Saturn's largest moon, Titan, has several odd weather patterns, including multi-decade polar vortexes and dust storms. A new study has revealed there is a significant difference in the amount of solar energy it absorbs and the thermal energy Titan emits during its seasons, which could give researchers new insights into our own climate.
Known as an energy budget, there are significant differences in solar and thermal energy levels during the moon's three seasons. The Earth has a small energy imbalance, something that has had "significant effects on its global warming and climate change," according to the study's co-author, Liming Li.
Therefore, Titan's energy imbalance could have serious implications for its weather and climate. "We expect that the dynamically-varying energy budget and the possible energy imbalance have important impacts on the weather and climate systems on Titan," Li added in a statement.
The researchers noted that thermal emissions decreased by approximately 6.8 percent and solar energy levels dropped approximately 18.6 percent. Differences in the energy budgets were spotted in the moon's Northern and Southern Hemispheres and were influenced by the distance between the Sun and Titan during its orbit, "implying a significantly dynamical energy budget on Titan," according to the study's abstract. Saturn orbits the Sun once every 29 Earth years.
They used data from NASA's Cassini spacecraft to make their seasonal variation observations. Cassini found that approximately 65 percent of Titan's surface is covered by plains and the mysterious lakes are near the moon's north pole.
Cassini, which orbited Saturn for 13 years and whizzed past Titan 120 times, made its "death plunge" into Saturn’s atmosphere in September 2017, ending a 20-year long journey.
"By studying Titan, we can learn a lot about Earth," the study's lead author, Ellen Creecy, added. Like Earth, Titan has an atmosphere, surface lakes (albeit ones filled with methane) and a hydrologic cycle similar to our planet.
Last month, the space agency mapped out the celestial satellite for the first time, further showcasing its similarities to Earth. The map points out six geological features on Titan, including plains, dunes, craters, lakes, "hummocky or mountainous terrains" and other types of terrains.
One of the study's co-authors, Xun Jiang, said the findings suggest that the distance between the Sun and the Earth plays a role in the planet's energy balance, adding that more work is needed to compare the energy budgets of Titan and Earth.
"The possible energy imbalance means that Titan's atmospheric system keeps evolving," Creecy added, also noting more work is needed to understand what the implications of the imbalance are for Titan. "There are complicated interaction between the energy budget and atmospheric system, which is being explored by our research."
The study has been published in the scientific journal Geophysical Research Letters.
Titan continues to be a source of fascination for researchers, with some even suggesting it could support life.

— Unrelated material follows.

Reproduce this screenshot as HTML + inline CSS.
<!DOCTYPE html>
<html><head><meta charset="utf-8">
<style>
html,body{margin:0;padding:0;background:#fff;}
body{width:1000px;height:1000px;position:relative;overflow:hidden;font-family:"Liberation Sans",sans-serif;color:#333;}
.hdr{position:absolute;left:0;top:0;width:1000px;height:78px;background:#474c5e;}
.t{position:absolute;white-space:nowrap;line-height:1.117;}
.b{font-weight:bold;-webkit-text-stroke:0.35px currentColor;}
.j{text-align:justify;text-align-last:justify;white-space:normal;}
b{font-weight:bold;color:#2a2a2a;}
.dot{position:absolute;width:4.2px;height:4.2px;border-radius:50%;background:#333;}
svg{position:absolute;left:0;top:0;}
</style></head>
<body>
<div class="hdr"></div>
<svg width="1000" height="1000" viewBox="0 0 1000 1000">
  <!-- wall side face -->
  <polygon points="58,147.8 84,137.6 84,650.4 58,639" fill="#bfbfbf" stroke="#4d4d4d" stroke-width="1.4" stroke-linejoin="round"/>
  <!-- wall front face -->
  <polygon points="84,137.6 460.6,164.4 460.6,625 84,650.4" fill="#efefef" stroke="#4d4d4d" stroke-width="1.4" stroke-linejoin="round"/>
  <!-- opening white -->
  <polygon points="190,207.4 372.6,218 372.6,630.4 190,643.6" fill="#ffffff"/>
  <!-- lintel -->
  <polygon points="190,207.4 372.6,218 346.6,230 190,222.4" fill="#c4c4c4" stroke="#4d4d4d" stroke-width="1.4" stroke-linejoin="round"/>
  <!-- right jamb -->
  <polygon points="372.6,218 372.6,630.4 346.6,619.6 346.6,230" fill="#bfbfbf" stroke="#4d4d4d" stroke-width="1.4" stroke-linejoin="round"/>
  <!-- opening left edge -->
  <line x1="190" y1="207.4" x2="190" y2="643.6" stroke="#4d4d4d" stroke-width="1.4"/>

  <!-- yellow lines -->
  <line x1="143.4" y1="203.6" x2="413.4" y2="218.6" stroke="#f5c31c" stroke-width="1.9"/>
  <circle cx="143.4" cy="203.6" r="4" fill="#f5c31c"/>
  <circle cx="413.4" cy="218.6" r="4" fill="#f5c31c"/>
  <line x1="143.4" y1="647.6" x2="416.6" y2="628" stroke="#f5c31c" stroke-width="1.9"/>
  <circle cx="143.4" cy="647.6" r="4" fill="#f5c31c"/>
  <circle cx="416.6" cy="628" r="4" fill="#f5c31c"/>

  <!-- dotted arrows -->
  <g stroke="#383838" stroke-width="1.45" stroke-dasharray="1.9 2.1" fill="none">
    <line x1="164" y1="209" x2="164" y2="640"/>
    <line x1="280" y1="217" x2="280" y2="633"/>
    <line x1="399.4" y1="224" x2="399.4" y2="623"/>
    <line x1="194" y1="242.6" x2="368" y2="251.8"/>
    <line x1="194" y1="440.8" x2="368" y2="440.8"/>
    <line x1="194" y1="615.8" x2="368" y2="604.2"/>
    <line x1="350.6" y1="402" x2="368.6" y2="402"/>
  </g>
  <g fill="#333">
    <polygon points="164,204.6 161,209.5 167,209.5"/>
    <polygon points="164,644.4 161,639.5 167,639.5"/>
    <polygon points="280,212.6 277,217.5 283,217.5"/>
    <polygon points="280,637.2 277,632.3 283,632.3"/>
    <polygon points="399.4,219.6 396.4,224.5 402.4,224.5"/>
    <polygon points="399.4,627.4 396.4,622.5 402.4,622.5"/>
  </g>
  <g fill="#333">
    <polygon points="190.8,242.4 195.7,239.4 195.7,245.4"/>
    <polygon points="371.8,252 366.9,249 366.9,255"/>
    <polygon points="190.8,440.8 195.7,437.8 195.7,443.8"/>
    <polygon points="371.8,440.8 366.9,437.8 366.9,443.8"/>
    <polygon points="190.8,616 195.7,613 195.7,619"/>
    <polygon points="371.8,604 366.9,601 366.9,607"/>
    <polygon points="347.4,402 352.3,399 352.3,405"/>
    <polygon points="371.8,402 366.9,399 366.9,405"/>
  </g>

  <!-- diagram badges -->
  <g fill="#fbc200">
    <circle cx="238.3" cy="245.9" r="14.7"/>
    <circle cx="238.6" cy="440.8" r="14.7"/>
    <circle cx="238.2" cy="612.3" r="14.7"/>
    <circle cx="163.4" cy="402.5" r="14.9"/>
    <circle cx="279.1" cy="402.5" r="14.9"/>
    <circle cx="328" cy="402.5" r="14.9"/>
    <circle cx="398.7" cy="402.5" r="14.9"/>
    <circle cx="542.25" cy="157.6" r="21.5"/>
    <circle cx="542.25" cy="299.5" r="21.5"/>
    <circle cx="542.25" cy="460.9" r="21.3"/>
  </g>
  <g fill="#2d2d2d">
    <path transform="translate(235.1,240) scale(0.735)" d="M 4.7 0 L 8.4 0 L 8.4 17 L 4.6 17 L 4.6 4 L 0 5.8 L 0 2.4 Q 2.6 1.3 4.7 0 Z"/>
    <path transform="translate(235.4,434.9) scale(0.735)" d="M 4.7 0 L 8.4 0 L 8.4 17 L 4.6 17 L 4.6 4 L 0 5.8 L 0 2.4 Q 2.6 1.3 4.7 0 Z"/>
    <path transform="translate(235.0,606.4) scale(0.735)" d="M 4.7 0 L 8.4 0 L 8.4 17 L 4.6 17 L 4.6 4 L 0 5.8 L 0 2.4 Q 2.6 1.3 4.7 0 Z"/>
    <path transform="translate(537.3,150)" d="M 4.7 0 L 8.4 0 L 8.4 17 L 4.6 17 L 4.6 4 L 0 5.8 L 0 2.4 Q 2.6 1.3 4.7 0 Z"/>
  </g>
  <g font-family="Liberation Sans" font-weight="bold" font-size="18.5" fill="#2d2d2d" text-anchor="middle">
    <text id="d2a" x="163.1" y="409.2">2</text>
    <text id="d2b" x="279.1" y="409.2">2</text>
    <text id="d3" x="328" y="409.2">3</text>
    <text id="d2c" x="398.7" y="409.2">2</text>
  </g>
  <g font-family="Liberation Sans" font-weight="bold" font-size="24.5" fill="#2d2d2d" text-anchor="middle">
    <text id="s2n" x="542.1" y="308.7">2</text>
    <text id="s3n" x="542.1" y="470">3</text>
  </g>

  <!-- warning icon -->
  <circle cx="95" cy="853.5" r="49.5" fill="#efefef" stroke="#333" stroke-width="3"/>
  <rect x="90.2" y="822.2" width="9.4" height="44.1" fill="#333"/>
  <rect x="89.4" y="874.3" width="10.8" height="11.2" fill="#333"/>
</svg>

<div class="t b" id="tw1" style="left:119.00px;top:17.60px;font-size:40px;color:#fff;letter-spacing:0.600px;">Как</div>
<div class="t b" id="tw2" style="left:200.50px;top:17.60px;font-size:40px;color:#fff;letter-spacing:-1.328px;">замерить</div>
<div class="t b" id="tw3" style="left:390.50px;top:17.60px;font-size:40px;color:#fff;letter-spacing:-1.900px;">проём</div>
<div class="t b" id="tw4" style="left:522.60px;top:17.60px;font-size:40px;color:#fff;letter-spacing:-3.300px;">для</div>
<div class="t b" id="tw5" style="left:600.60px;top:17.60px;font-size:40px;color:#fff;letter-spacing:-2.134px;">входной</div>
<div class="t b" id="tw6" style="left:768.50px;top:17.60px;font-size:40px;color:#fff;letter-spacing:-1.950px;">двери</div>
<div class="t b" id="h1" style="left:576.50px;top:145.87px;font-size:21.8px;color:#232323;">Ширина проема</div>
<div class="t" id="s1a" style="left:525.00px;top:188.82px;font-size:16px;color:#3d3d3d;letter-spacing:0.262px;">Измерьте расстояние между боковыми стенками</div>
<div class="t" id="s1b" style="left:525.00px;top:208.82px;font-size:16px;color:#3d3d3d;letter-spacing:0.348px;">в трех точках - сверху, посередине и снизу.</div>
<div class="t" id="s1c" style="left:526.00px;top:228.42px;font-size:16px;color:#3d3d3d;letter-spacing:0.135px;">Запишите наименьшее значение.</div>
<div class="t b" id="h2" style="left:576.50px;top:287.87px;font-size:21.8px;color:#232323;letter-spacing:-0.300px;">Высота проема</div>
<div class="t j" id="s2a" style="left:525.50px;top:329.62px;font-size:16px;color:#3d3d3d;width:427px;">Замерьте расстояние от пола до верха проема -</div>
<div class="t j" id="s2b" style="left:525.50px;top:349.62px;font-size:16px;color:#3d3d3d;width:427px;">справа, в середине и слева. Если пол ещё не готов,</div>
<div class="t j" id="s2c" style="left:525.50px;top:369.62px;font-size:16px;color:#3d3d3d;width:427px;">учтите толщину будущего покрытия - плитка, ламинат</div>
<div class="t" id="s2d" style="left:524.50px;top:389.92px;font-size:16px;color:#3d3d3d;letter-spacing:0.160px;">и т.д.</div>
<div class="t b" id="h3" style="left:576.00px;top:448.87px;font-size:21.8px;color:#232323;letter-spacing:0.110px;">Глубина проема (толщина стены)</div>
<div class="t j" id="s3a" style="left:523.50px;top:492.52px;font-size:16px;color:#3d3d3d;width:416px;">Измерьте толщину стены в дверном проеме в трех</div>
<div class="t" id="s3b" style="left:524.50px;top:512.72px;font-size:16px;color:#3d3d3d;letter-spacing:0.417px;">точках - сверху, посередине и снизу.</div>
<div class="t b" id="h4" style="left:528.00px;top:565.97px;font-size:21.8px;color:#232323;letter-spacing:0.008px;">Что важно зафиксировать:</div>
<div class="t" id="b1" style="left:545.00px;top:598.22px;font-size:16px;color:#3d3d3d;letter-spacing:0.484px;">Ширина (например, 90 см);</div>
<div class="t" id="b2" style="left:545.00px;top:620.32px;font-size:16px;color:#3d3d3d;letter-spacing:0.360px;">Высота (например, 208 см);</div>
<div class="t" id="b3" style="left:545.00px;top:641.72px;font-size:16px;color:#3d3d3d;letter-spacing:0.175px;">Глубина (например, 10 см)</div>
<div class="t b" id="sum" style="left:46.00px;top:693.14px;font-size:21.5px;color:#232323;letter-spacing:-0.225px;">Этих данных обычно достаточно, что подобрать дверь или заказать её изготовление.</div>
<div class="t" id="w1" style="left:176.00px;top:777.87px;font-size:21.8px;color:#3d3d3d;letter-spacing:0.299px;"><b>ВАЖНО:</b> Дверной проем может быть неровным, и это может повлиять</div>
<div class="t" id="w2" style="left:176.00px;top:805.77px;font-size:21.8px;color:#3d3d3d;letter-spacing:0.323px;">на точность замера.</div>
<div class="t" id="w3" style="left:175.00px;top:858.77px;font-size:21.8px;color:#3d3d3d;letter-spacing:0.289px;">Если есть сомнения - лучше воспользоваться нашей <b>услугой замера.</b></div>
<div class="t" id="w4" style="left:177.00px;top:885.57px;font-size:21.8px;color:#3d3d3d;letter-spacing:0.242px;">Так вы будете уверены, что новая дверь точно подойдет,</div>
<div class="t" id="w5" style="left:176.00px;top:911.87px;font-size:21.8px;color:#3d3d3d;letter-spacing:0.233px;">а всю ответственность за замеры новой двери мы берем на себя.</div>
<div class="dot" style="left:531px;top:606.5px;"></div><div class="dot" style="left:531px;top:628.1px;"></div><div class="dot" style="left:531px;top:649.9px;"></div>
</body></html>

Earlier this year, NASA announced the latest mission in its New Frontiers program to explore the moon.
Known as Dragonfly, the mission will see a rotorcraft fly "to dozens of promising locations" on Titan after it arrives in 2034, following a 2026 launch.
Titan's atmosphere is four times as dense as Earth's, with NASA likening it to that of early Earth. In April, researchers discovered that lakes on Titan are filled with liquid methane, utilizing data from Cassini. Dust storms were spotted on the celestial satellite in September 2018, which raised the prospect the storms could be a precursor to alien life on the celestial body.
In January 2019, researchers revealed that fresh rainfall had been spotted on Titan in 2016, which caused a reflective feature near the north pole of the moon.
Titan is not the only celestial satellite of Saturn to intrigue scientists. In June 2018, researchers acknowledged that they had found the "building blocks" for life on Enceladus, having discovered complex organic molecules.